Wednesday, June 6, 2012

Ruby is faster than Python, PHP, and Perl

There's a pervasive myth that Ruby is slow, and moreover, that it's the slowest language in popular use. Everyone knows Ruby is slow. Right? Who would possibly disagree that Ruby is slow? Here's an example IRC discussion on freenode's #postgres which happened just yesterday:

16:57 sobel: i can't find it now, but arstechnica benched all the popular dynamic languages
16:58 sobel: using C/C++ as the standard (1.0) they ranked other languages as multiples of C/C++ performance
16:58 sobel: java was a 2
16:58 sobel: twice as slow as C. and it was the winner, head and shoulders above the rest
16:58 sobel: i think Erlang placed somewhat favorably
16:59 sobel: python/perl were near the middle, at something like 25-35x slower than C
16:59 sobel: Ruby: a full 72x slower than C

Ruby loses against invisible Ars Technica benchmarks in the sky with unknown URLs! 72x slower than C! Over twice as slow as Python and Perl!

Fortunately, we don't have to rely on some one-off benchmark Ars Technica may or may not have done at some indeterminate point in time whose URL cannot be located offhand, because there's a site with a fairly decent reputation which provides ongoing benchmarks across multiple programming languages using implementations submitted by fans of said language. It's been around for awhile and is relatively well-trusted.

That site is the Programming Languages Shootout, and unlike the alleged Ars Technica benchmark, you can actually visit their web site at shootout.alioth.debian.org. What do they have to say about programming language performance?


According to this benchmark suite, JRuby is 34.5 times slower than (not C, not C++, but) Fortran. Ruby 1.9 (MRI/YARV) is 43.80 times slower than (not C, not C++, but) Fortran.
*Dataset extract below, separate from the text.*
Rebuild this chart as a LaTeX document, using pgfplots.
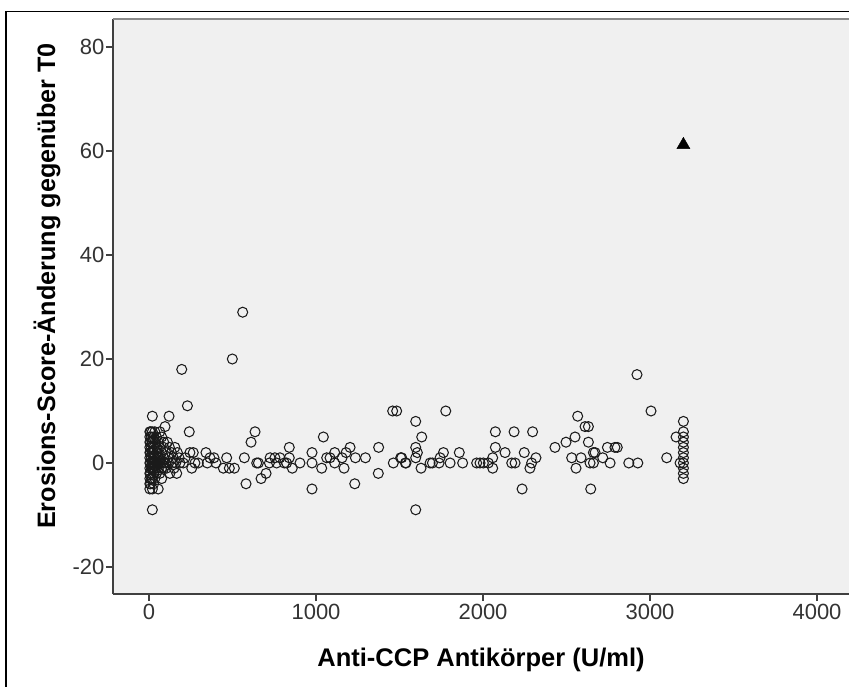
\documentclass[border=0pt]{standalone}
\usepackage{pgfplots}
\pgfplotsset{compat=1.18}
\usepackage{fontspec}
\setmainfont{Liberation Sans}
\definecolor{bg}{HTML}{F0F0F0}
\definecolor{axisgray}{HTML}{404040}
\definecolor{topgray}{HTML}{8A8A8A}
\definecolor{labgray}{HTML}{333333}
\definecolor{ringgray}{HTML}{1A1A1A}
\begin{document}
\begin{tikzpicture}[x=1pt,y=1pt]
\useasboundingbox (0,0) rectangle (849,686);
\draw[line width=1.8pt,black] (6,-5) -- (6,674.5) -- (860,674.5);
\begin{axis}[
  at={(113pt,92pt)}, anchor=south west,
  scale only axis, width=736pt, height=575pt,
  xmin=-215.6, xmax=4191.6, ymin=-25.2, ymax=85.4,
  axis x line*=bottom, axis y line*=left,
  axis line style={line width=1.3pt, color=axisgray, -},
  axis background/.style={fill=bg},
  xtick={0,1000,2000,3000,4000},
  ytick={-20,0,20,40,60,80},
  minor tick num=0,
  tick align=outside, major tick length=7pt,
  tick style={line width=1.3pt, color=axisgray},
  tick label style={font=\fontsize{22}{26}\selectfont, text=labgray},
  yticklabel style={xshift=2pt},
  /pgf/number format/assume math mode=true,
  /pgf/number format/1000 sep={},
  xlabel={\textbf{Anti-CCP Antikörper (U/ml)}},
  ylabel={\textbf{Erosions-Score-Änderung gegenüber T0}},
  xlabel style={font=\fontsize{25.5}{30}\selectfont, at={(axis description cs:0.5,-0.1148)}, anchor=center},
  ylabel style={font=\fontsize{25.2}{30}\selectfont, at={(axis description cs:-0.0897,0.5357)}, anchor=center, rotate=0},
  clip=false,
]
\draw[line width=2pt, color=topgray] (rel axis cs:0,1) -- (rel axis cs:1.02,1);
\addplot[only marks, mark=o, mark size=5pt, mark options={line width=1.05pt, draw=ringgray}] coordinates {
(5,6)(5,5)(5,4)(5,3)(5,2)(5,1)(5,0)(5,-1)(5,-2)(5,-3)(5,-4)(5,-5)
(10,6)(10,4)(10,2)(10,0)(10,-2)(10,-4)
(15,5)(15,3)(15,1)(15,-1)(15,-3)
(20,9)(20,6)(20,4)(20,2)(20,0)(20,-1)(20,-3)(20,-5)(20,-9)
(28,5)(28,3)(28,2)(28,1)(28,0)(28,-1)(28,-2)(28,-4)
(35,6)(35,4)(35,1)(35,0)(35,-1)(35,-3)
(45,5)(45,3)(45,2)(45,0)(45,-1)(45,-2)
(55,4)(55,2)(55,1)(55,0)(55,-1)(55,-5)
(65,6)(65,3)(65,1)(65,0)(65,-2)
(76,5)(76,2)(76,0)(76,-1)(76,-3)
(88,4)(88,3)(88,1)(88,0)(88,-1)
(96,7)(100,2)(100,0)(105,-1)
(110,4)(115,1)(118,0)(120,9)(122,3)(125,-2)
(135,2)(140,0)(145,1)(150,-1)(155,3)(160,0)(166,-2)(170,2)(180,1)(185,0)
(205,0)(216,1)(230,11)(241,6)(245,2)(256,-1)(265,2)(275,0)(295,0)(341,2)(349,0)(365,1)(389,1)(401,0)(445,-1)(465,1)(481,-1)(511,-1)
(196,18)(499,20)(561,29)(571,1)(581,-4)(611,4)(635,6)(645,0)(655,0)(671,-3)(701,-2)(721,0)(725,1)(754,1)(764,0)(784,1)(810,0)(824,0)(840,1)(840,3)(858,-1)(904,0)(976,2)(976,0)(976,-5)(1034,-1)(1044,5)(1064,1)(1084,1)(1112,2)(1112,0)(1156,1)(1168,-1)(1180,2)(1204,3)(1232,-4)(1236,1)(1296,1)(1373,-2)(1375,3)(1459,10)(1483,10)(1463,0)(1507,1)(1513,1)(1535,0)(1539,0)(1597,8)(1633,5)(1597,3)(1607,2)(1597,1)(1629,-1)(1597,-9)(1683,0)(1697,0)(1737,0)(1743,1)(1763,2)(1777,10)(1803,0)(1858,2)(1878,0)(1962,0)(1982,0)(2002,0)(2032,0)(2058,1)(2058,-1)(2074,3)(2074,6)(2132,2)(2172,0)(2186,6)(2192,0)(2234,-5)(2247,2)(2281,-1)(2291,0)(2297,6)(2317,1)(2431,3)(2497,4)(2531,1)(2551,5)(2557,-1)(2567,9)(2587,1)(2611,7)(2631,7)(2631,4)(2641,0)(2645,-5)(2661,0)(2661,2)(2671,2)(2717,1)(2745,3)(2761,0)(2790,3)(2804,3)(2873,0)(2922,17)(2927,0)(3006,10)(3100,1)(3156,5)(3180,0)
(3200,8)(3200,6)(3200,5)(3200,4)(3200,3)(3200,2)(3200,1)(3200,0)(3200,-1)(3200,-2)(3200,-3)
};
\addplot[only marks, mark=triangle*, mark size=7.5pt, mark options={fill=black, draw=black}] coordinates {(3200,61.2)};
\end{axis}
\end{tikzpicture}
\end{document}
Both JRuby and Ruby 1.9 beat Python, PHP, and Perl by a considerable margin. The nearest competitor is Python 3, at 47.93 times slower than (not C, not C++, but) Fortran. By the way, did I mention that the fastest language on their benchmark is... not C... not C++, but Fortran? (nothing personal sobel, but unsubstantiated hearsay is bad!)

Yes, that's right folks: according to the Programming Languages Shootout, Python, PHP, and Perl are all slower than Ruby. Did you think Ruby was slower than Python? Guess what, you're wrong. Ruby used to be one of the slowest popular languages, but that has changed. Ruby performance has advanced considerably over the years, so if you're still repeating some offhand information you may or may not have gotten from Ars Technica at some point but can't find the link to as your metric of Ruby performance, you may want to try again, and find modern, relevant information you can actually get a link to.

There are many future VM improvements in the pipe for Ruby, Python, and PHP (and I guess Perl users might continue dreaming of a Parrot-powered Perl 6). Rubyists can look forward to the upcoming JRuby 1.7 release which features InvokeDynamic support and allows for Java-speed method dispatch... in Ruby. InvokeDynamic is a game changer for the JVM in general, and it's a game changer for Ruby, because InvokeDynamic makes JRuby dispatch potentially as fast as Java.

Python users can look forward to PyPy, which is posting some incredibly impressive numbers, especially around numerical computing. Python users can also look forward to resumed work on Jython, which is adding InvokeDynamic support which can potentially make Python as fast as Java. Finally, PHP users can look forward to the HipHop VM developed at Facebook, which will provide much improved performance for PHP. These are all great projects, but none of them are really ready for general consumption yet (including JRuby 1.7).

All that said, the Programming Language Shootout doesn't include any of these unreleased development versions in the benchmarks you see when you visit their site. They show the numbers for the latest production releases, and those numbers show Ruby is faster than Python, PHP, and Perl.

The game has changed: you just weren't paying attention.

Last but not least, if you've seen some benchmark somewhere, even if you have an eidetic memory and remember but the numbers were, but can't even dredge up a link to it, please, please, don't quote said benchmark, even if you have an eidetic memory and remember what the numbers were.

For benchmarks to be remotely scientific, they must be both reproducible and falsifiable, and hopefully in addition to both those things they have a good methodology. If you can't even dredge up a link to the benchmark in question, please don't go quoting numbers off the top of your head to people who might be influenced by them.

Let's advance computer science beyond the state of witch doctors telling people to bleed themselves with leeches because at some point someone said they might make you feel better maybe.